- Exercise instructions: Without the pictures, repeat the listing character for character.

- Record list:

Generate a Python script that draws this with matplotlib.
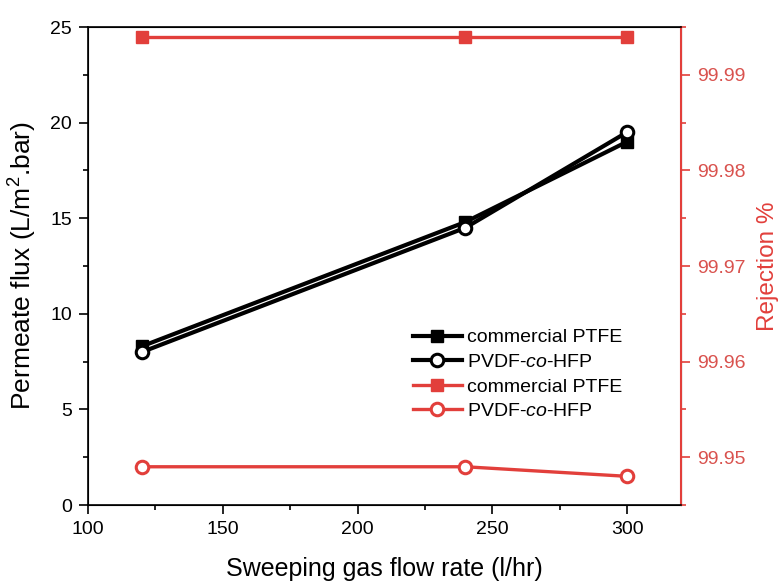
import matplotlib
matplotlib.use("Agg")
from matplotlib import pyplot as plt
from matplotlib.ticker import MultipleLocator, AutoMinorLocator, FormatStrFormatter

plt.rcParams['font.family'] = ['Liberation Sans', 'DejaVu Sans']
plt.rcParams['mathtext.fontset'] = 'custom'
plt.rcParams['mathtext.rm'] = 'Liberation Sans'
plt.rcParams['mathtext.it'] = 'Liberation Sans:italic'

# data
flow = [120, 240, 300]
flux_ptfe = [8.3, 14.8, 19.0]
flux_pvdf = [8.0, 14.5, 19.5]
rej_ptfe = [99.994, 99.994, 99.994]
rej_pvdf = [99.949, 99.949, 99.948]

RED = '#e23f3b'
RED_TXT = '#d9524e'

fig = plt.figure(figsize=(7.78, 5.81), dpi=100)
ax = fig.add_axes([0.1131, 0.1308, 0.7622, 0.8227])
ax2 = ax.twinx()

l1, = ax.plot(flow, flux_ptfe, color='black', lw=3.0, marker='s', ms=8.5,
              mfc='black', mec='black', label='commercial PTFE')
l2, = ax.plot(flow, flux_pvdf, color='black', lw=3.0, marker='o', ms=9,
              mfc='white', mec='black', mew=2.2, label='PVDF-$\\it{co}$-HFP')
l3, = ax2.plot(flow, rej_ptfe, color=RED, lw=2.4, marker='s', ms=9,
               mfc=RED, mec=RED, label='commercial PTFE')
l4, = ax2.plot(flow, rej_pvdf, color=RED, lw=2.4, marker='o', ms=9,
               mfc='white', mec=RED, mew=2.2, label='PVDF-$\\it{co}$-HFP')

ax.set_xlim(100, 320)
ax.set_ylim(0, 25)
ax2.set_ylim(99.945, 99.995)

ax.xaxis.set_major_locator(MultipleLocator(50))
ax.xaxis.set_minor_locator(AutoMinorLocator(2))
ax.yaxis.set_major_locator(MultipleLocator(5))
ax.yaxis.set_minor_locator(AutoMinorLocator(2))
ax2.yaxis.set_major_locator(MultipleLocator(0.01))
ax2.yaxis.set_minor_locator(AutoMinorLocator(2))
ax2.yaxis.set_major_formatter(FormatStrFormatter('%.2f'))

ax.tick_params(axis='both', which='major', length=6.5, width=1.2, labelsize=14, pad=5)
ax.tick_params(axis='both', which='minor', length=3.5, width=1.2)
ax2.tick_params(axis='y', which='major', length=6.5, width=1.2, labelsize=14, pad=5,
                colors=RED, labelcolor=RED_TXT)
ax2.tick_params(axis='y', which='minor', length=3.5, width=1.2, colors=RED)

for s in ['left', 'bottom', 'top']:
    ax2.spines[s].set_linewidth(1.2)
ax2.spines['right'].set_color(RED)
ax2.spines['right'].set_linewidth(1.5)

ax.set_xlabel('Sweeping gas flow rate (l/hr)', fontsize=18, labelpad=14)
ax.set_ylabel('Permeate flux (L/m$^2$.bar)', fontsize=19, labelpad=8)
ax2.set_ylabel('Rejection %', fontsize=17.5, color=RED, labelpad=8)

ax2.legend(handles=[l1, l2, l3, l4], loc='upper left',
           bbox_to_anchor=(0.525, 0.397), frameon=False, fontsize=14,
           handlelength=2.5, labelspacing=0.36, borderpad=0.2, handletextpad=0.3)

fig.savefig('out.png', dpi=100)
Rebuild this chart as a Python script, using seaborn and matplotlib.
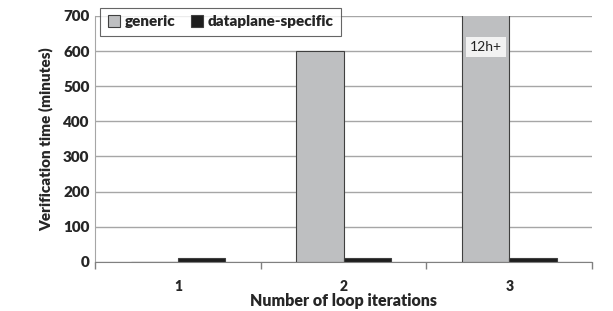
import pandas as pd
import matplotlib.pyplot as plt
import seaborn as sns

# values
iterations = ["1", "2", "3"]
generic = [1, 600, 720]          # 3rd bar is "12h+" and clipped at 700
dataplane = [10, 10, 10]
series = ["generic", "dataplane-specific"]

df = pd.DataFrame({
    "iter": iterations * 2,
    "minutes": generic + dataplane,
    "kind": [series[0]] * 3 + [series[1]] * 3,
})

sns.set_style("white")
plt.rcParams["font.family"] = ["Lato", "DejaVu Sans"]
W = "heavy"

fig = plt.figure(figsize=(6.13, 3.11), dpi=100)
ax = fig.add_axes([0.155, 0.158, 0.811, 0.791])

sns.barplot(data=df, x="iter", y="minutes", hue="kind", order=iterations,
            hue_order=series, palette=["#BEBFC1", "#1E1E1E"], width=0.57,
            edgecolor="#404040", linewidth=0.8, saturation=1, ax=ax)

ax.set_ylim(0, 700)
ax.set_xlim(-0.5, 2.5)
ax.set_yticks(range(0, 701, 100))
ax.yaxis.grid(True, color="#A6A6A6", linewidth=1)
ax.set_axisbelow(True)
for s in ["top", "right"]:
    ax.spines[s].set_visible(False)
ax.spines["left"].set_color("#A6A6A6")
ax.spines["bottom"].set_color("#808080")

ax.tick_params(axis="x", length=0, labelsize=10, pad=13)
ax.tick_params(axis="y", length=0, labelsize=11, pad=4)
ax.set_xticks([-0.5, 0.5, 1.5, 2.5], minor=True)
ax.tick_params(axis="x", which="minor", bottom=True, length=5, width=1,
               color="#808080", direction="out")
for lab in ax.get_xticklabels() + ax.get_yticklabels():
    lab.set_fontweight(W)

ax.set_xlabel("Number of loop iterations", fontsize=11.5, fontweight=W, labelpad=0)
ax.set_ylabel("Verification time (minutes)", fontsize=11, fontweight=W, labelpad=7)

ax.text(2 - 0.1425, 612, "12h+", ha="center", va="center", fontsize=10,
        color="#222222", bbox=dict(facecolor="#F2F2F2", edgecolor="none", pad=3))

leg = ax.legend(loc="upper left", bbox_to_anchor=(-0.005, 1.065), ncol=2, frameon=True,
                fancybox=False, handlelength=0.8, handleheight=0.8, handletextpad=0.3,
                columnspacing=1.0, borderpad=0.5, prop={"weight": W, "size": 11})
leg.get_frame().set_edgecolor("#404040")
leg.get_frame().set_linewidth(0.8)

fig.savefig("out.png", dpi=100)
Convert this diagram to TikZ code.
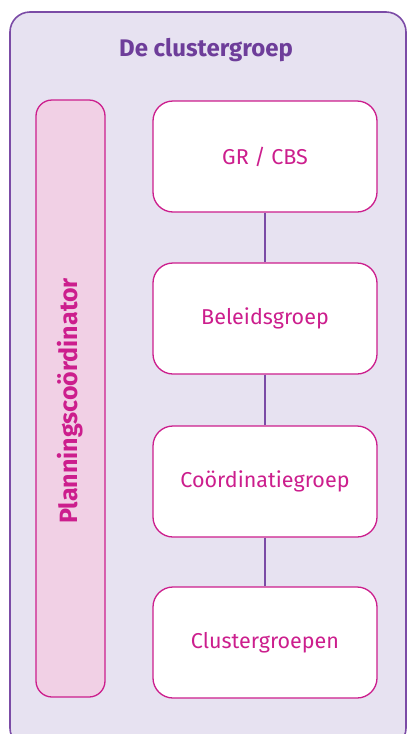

- Exercise answer:
Generate a Python script that draws this with matplotlib.
import matplotlib
matplotlib.use("Agg")
from matplotlib import pyplot as plt
from matplotlib.ticker import MultipleLocator, AutoMinorLocator, FormatStrFormatter

plt.rcParams['font.family'] = ['Liberation Sans', 'DejaVu Sans']
plt.rcParams['mathtext.fontset'] = 'custom'
plt.rcParams['mathtext.rm'] = 'Liberation Sans'
plt.rcParams['mathtext.it'] = 'Liberation Sans:italic'

# data
flow = [120, 240, 300]
flux_ptfe = [8.3, 14.8, 19.0]
flux_pvdf = [8.0, 14.5, 19.5]
rej_ptfe = [99.994, 99.994, 99.994]
rej_pvdf = [99.949, 99.949, 99.948]

RED = '#e23f3b'
RED_TXT = '#d9524e'

fig = plt.figure(figsize=(7.78, 5.81), dpi=100)
ax = fig.add_axes([0.1131, 0.1308, 0.7622, 0.8227])
ax2 = ax.twinx()

l1, = ax.plot(flow, flux_ptfe, color='black', lw=3.0, marker='s', ms=8.5,
              mfc='black', mec='black', label='commercial PTFE')
l2, = ax.plot(flow, flux_pvdf, color='black', lw=3.0, marker='o', ms=9,
              mfc='white', mec='black', mew=2.2, label='PVDF-$\\it{co}$-HFP')
l3, = ax2.plot(flow, rej_ptfe, color=RED, lw=2.4, marker='s', ms=9,
               mfc=RED, mec=RED, label='commercial PTFE')
l4, = ax2.plot(flow, rej_pvdf, color=RED, lw=2.4, marker='o', ms=9,
               mfc='white', mec=RED, mew=2.2, label='PVDF-$\\it{co}$-HFP')

ax.set_xlim(100, 320)
ax.set_ylim(0, 25)
ax2.set_ylim(99.945, 99.995)

ax.xaxis.set_major_locator(MultipleLocator(50))
ax.xaxis.set_minor_locator(AutoMinorLocator(2))
ax.yaxis.set_major_locator(MultipleLocator(5))
ax.yaxis.set_minor_locator(AutoMinorLocator(2))
ax2.yaxis.set_major_locator(MultipleLocator(0.01))
ax2.yaxis.set_minor_locator(AutoMinorLocator(2))
ax2.yaxis.set_major_formatter(FormatStrFormatter('%.2f'))

ax.tick_params(axis='both', which='major', length=6.5, width=1.2, labelsize=14, pad=5)
ax.tick_params(axis='both', which='minor', length=3.5, width=1.2)
ax2.tick_params(axis='y', which='major', length=6.5, width=1.2, labelsize=14, pad=5,
                colors=RED, labelcolor=RED_TXT)
ax2.tick_params(axis='y', which='minor', length=3.5, width=1.2, colors=RED)

for s in ['left', 'bottom', 'top']:
    ax2.spines[s].set_linewidth(1.2)
ax2.spines['right'].set_color(RED)
ax2.spines['right'].set_linewidth(1.5)

ax.set_xlabel('Sweeping gas flow rate (l/hr)', fontsize=18, labelpad=14)
ax.set_ylabel('Permeate flux (L/m$^2$.bar)', fontsize=19, labelpad=8)
ax2.set_ylabel('Rejection %', fontsize=17.5, color=RED, labelpad=8)

ax2.legend(handles=[l1, l2, l3, l4], loc='upper left',
           bbox_to_anchor=(0.525, 0.397), frameon=False, fontsize=14,
           handlelength=2.5, labelspacing=0.36, borderpad=0.2, handletextpad=0.3)

fig.savefig('out.png', dpi=100)
Rebuild this chart as a Python script, using seaborn and matplotlib.
import pandas as pd
import matplotlib.pyplot as plt
import seaborn as sns

# values
iterations = ["1", "2", "3"]
generic = [1, 600, 720]          # 3rd bar is "12h+" and clipped at 700
dataplane = [10, 10, 10]
series = ["generic", "dataplane-specific"]

df = pd.DataFrame({
    "iter": iterations * 2,
    "minutes": generic + dataplane,
    "kind": [series[0]] * 3 + [series[1]] * 3,
})

sns.set_style("white")
plt.rcParams["font.family"] = ["Lato", "DejaVu Sans"]
W = "heavy"

fig = plt.figure(figsize=(6.13, 3.11), dpi=100)
ax = fig.add_axes([0.155, 0.158, 0.811, 0.791])

sns.barplot(data=df, x="iter", y="minutes", hue="kind", order=iterations,
            hue_order=series, palette=["#BEBFC1", "#1E1E1E"], width=0.57,
            edgecolor="#404040", linewidth=0.8, saturation=1, ax=ax)

ax.set_ylim(0, 700)
ax.set_xlim(-0.5, 2.5)
ax.set_yticks(range(0, 701, 100))
ax.yaxis.grid(True, color="#A6A6A6", linewidth=1)
ax.set_axisbelow(True)
for s in ["top", "right"]:
    ax.spines[s].set_visible(False)
ax.spines["left"].set_color("#A6A6A6")
ax.spines["bottom"].set_color("#808080")

ax.tick_params(axis="x", length=0, labelsize=10, pad=13)
ax.tick_params(axis="y", length=0, labelsize=11, pad=4)
ax.set_xticks([-0.5, 0.5, 1.5, 2.5], minor=True)
ax.tick_params(axis="x", which="minor", bottom=True, length=5, width=1,
               color="#808080", direction="out")
for lab in ax.get_xticklabels() + ax.get_yticklabels():
    lab.set_fontweight(W)

ax.set_xlabel("Number of loop iterations", fontsize=11.5, fontweight=W, labelpad=0)
ax.set_ylabel("Verification time (minutes)", fontsize=11, fontweight=W, labelpad=7)

ax.text(2 - 0.1425, 612, "12h+", ha="center", va="center", fontsize=10,
        color="#222222", bbox=dict(facecolor="#F2F2F2", edgecolor="none", pad=3))

leg = ax.legend(loc="upper left", bbox_to_anchor=(-0.005, 1.065), ncol=2, frameon=True,
                fancybox=False, handlelength=0.8, handleheight=0.8, handletextpad=0.3,
                columnspacing=1.0, borderpad=0.5, prop={"weight": W, "size": 11})
leg.get_frame().set_edgecolor("#404040")
leg.get_frame().set_linewidth(0.8)

fig.savefig("out.png", dpi=100)
Convert this diagram to TikZ code.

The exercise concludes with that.